# AIM:
Review the material line by line. Identify and copy every line that contains the string "script".

# DATA IN THIS EXERCISE:
*****
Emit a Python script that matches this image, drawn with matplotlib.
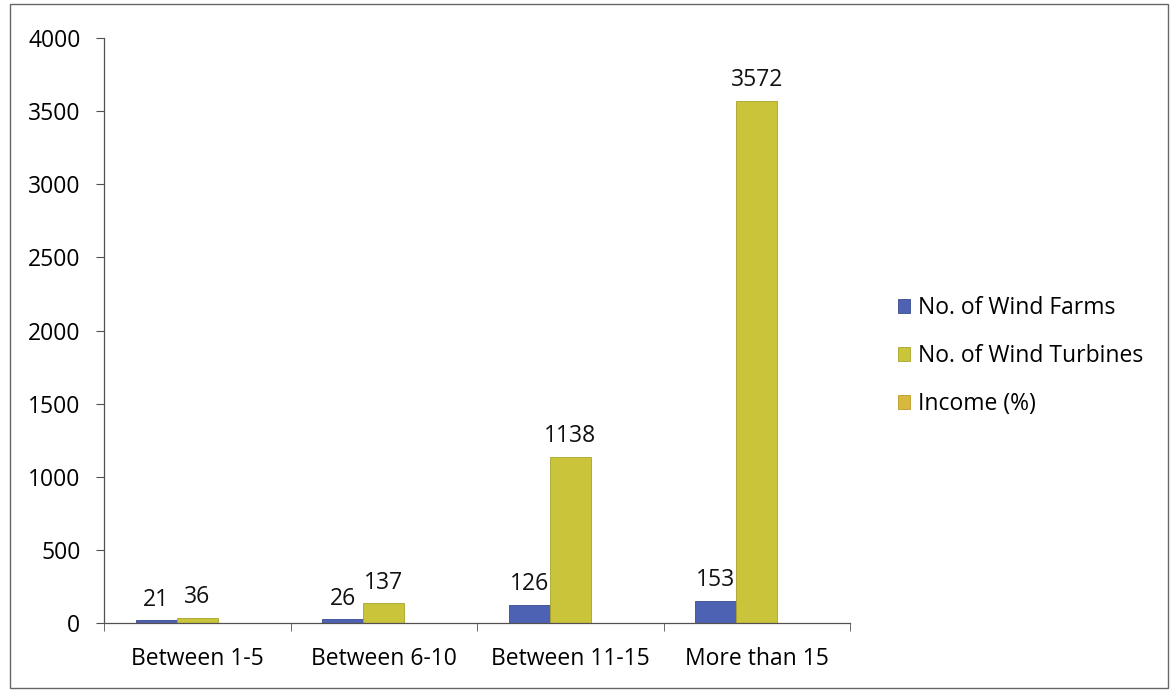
*****
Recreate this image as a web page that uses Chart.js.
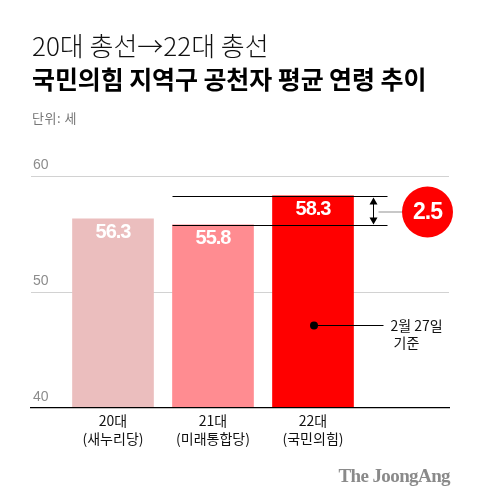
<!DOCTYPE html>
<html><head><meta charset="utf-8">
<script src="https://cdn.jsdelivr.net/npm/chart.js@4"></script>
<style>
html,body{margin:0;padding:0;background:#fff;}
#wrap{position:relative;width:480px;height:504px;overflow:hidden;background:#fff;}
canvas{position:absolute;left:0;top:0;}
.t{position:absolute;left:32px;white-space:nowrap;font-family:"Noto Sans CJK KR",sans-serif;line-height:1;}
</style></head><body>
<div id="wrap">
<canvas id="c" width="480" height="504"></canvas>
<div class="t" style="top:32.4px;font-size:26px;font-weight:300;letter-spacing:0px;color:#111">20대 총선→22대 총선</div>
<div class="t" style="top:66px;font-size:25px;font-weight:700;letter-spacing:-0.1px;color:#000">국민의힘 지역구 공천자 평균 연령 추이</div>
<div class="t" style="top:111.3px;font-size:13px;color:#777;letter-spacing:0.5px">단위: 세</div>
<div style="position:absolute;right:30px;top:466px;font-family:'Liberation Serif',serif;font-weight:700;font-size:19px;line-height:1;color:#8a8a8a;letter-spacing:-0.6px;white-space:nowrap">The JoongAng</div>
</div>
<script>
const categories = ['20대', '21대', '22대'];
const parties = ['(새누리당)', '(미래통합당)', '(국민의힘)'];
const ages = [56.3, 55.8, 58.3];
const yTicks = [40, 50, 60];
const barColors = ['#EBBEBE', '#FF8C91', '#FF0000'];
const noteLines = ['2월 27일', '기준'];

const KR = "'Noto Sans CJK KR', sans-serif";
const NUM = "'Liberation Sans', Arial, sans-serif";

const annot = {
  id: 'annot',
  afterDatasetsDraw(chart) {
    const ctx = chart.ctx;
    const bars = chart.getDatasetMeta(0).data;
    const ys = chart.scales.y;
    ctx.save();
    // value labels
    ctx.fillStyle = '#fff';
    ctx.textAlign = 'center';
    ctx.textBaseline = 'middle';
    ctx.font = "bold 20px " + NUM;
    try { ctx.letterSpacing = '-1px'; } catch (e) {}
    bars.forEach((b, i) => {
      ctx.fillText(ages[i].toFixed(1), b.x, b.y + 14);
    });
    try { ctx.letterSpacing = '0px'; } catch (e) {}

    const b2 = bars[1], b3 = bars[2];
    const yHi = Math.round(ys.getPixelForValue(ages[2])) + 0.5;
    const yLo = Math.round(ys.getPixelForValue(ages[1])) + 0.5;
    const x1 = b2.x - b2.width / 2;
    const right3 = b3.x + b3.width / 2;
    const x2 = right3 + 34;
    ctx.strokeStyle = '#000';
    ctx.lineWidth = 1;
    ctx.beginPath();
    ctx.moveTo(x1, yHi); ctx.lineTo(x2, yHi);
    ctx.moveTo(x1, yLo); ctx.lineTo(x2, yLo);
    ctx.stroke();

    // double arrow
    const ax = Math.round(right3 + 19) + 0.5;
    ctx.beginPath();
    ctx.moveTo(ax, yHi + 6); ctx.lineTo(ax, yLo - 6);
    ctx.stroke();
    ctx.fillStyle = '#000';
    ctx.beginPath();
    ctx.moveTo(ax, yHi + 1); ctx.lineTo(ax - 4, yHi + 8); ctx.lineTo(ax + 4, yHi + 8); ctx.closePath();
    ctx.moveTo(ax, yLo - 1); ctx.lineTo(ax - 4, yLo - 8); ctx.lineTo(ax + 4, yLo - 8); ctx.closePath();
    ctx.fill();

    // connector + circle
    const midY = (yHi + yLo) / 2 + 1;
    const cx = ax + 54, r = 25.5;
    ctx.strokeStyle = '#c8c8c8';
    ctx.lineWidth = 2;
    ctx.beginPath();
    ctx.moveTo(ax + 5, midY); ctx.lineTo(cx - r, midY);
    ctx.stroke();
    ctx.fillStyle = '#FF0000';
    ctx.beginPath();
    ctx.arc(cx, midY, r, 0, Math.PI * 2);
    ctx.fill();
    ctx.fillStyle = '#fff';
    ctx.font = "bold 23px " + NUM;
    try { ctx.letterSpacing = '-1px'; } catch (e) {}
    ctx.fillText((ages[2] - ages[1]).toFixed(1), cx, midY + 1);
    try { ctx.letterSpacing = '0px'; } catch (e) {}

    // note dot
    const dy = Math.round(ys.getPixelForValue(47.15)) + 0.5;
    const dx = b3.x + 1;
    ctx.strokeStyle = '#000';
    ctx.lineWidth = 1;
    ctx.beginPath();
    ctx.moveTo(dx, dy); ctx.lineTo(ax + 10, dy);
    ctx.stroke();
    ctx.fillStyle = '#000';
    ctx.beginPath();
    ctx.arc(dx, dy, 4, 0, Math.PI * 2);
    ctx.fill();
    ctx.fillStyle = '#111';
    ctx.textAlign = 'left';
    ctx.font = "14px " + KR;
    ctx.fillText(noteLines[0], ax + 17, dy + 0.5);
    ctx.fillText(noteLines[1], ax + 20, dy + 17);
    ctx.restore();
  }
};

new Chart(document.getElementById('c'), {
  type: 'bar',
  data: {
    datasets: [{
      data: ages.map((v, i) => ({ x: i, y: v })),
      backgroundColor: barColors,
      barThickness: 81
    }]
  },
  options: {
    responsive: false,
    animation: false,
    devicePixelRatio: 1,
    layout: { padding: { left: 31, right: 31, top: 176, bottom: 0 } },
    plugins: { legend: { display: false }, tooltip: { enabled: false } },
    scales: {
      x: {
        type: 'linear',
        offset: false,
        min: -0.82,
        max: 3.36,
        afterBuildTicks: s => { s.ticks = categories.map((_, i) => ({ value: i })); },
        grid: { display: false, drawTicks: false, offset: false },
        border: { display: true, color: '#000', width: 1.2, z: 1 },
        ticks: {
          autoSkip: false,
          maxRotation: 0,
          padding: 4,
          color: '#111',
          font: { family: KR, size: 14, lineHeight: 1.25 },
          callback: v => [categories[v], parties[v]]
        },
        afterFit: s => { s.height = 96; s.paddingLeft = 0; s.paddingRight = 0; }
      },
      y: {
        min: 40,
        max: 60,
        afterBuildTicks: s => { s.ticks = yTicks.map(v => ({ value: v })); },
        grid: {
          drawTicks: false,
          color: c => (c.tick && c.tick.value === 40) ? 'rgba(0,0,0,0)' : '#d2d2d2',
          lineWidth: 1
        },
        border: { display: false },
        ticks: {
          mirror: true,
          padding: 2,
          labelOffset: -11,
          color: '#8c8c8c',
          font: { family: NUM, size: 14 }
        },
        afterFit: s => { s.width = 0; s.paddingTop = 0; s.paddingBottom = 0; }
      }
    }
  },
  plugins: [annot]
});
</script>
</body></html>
*****
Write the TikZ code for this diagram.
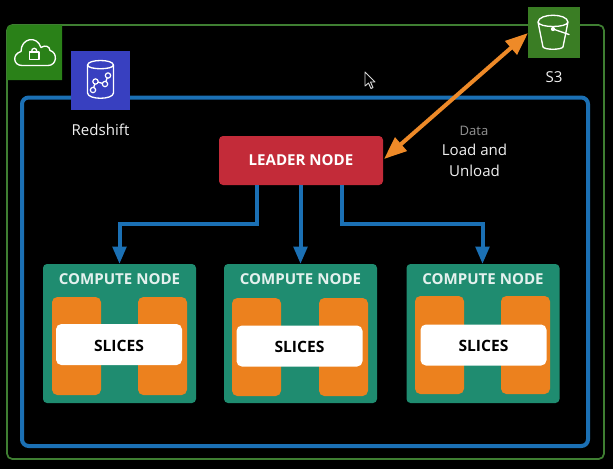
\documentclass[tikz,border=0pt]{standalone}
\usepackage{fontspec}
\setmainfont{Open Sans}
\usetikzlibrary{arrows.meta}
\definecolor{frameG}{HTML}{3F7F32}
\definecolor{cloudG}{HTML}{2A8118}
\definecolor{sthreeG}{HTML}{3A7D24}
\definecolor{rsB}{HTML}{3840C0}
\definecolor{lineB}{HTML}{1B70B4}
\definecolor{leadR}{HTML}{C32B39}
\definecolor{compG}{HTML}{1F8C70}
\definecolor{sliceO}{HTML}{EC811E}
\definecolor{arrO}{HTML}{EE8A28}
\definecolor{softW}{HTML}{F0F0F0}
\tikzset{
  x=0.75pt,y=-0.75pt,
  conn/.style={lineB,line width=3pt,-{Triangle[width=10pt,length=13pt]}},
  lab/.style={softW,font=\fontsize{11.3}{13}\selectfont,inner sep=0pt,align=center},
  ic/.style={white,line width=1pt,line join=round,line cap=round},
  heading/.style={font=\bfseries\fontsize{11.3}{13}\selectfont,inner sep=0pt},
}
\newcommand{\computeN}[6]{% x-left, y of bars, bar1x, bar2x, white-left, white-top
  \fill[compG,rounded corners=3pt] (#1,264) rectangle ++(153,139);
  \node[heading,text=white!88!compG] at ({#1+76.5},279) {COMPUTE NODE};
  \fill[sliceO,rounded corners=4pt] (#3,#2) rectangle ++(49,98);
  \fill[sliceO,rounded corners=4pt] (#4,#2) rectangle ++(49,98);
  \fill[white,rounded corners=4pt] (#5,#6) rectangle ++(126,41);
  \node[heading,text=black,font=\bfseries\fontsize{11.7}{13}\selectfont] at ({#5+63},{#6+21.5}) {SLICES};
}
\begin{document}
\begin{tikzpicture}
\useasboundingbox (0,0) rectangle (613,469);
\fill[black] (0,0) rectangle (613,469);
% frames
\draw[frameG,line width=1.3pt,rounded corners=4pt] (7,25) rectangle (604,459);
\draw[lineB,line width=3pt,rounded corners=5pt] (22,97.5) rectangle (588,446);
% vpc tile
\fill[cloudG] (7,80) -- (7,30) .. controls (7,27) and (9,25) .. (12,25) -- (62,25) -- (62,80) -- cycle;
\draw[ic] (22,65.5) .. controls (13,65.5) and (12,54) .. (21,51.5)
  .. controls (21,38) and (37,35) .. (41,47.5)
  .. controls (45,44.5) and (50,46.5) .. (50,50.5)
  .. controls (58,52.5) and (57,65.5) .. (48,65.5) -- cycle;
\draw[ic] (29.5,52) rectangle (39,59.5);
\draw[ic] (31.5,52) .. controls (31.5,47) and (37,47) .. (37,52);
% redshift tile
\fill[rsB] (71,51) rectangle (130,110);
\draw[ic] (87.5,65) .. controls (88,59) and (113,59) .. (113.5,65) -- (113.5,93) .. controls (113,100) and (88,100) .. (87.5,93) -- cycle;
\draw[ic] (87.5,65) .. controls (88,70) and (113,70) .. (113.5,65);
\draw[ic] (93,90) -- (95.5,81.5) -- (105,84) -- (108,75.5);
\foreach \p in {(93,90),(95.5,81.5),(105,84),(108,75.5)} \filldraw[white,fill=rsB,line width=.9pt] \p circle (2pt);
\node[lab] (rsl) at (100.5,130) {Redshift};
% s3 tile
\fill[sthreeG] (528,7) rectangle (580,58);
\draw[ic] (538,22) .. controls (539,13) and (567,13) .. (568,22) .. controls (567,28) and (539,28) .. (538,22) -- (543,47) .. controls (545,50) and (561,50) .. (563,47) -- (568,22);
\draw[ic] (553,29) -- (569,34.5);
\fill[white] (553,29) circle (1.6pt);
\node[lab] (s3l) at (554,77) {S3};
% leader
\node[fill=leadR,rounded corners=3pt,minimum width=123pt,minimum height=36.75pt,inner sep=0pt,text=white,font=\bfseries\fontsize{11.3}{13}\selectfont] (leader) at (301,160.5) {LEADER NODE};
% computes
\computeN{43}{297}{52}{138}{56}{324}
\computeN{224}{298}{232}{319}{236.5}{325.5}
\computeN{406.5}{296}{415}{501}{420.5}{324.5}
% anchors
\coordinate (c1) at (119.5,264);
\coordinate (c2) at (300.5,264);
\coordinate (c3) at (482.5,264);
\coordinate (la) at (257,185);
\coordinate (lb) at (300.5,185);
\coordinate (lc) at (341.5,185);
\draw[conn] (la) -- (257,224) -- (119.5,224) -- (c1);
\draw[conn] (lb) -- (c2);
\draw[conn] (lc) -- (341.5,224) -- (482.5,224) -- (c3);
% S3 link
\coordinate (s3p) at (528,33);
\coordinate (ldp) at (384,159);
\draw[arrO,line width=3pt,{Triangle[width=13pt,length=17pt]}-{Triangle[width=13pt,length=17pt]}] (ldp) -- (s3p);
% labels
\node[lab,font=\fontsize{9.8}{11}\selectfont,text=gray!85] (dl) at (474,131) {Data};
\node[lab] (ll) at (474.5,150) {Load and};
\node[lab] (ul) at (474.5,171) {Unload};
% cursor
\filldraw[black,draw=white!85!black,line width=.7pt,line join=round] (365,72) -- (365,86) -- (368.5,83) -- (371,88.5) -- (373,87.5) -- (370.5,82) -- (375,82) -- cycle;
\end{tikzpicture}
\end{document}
*****
# RESPONSE TO THIS EXERCISE:
Emit a Python script that matches this image, drawn with matplotlib.
<script src="https://cdn.jsdelivr.net/npm/chart.js@4"></script>
<script>
</script>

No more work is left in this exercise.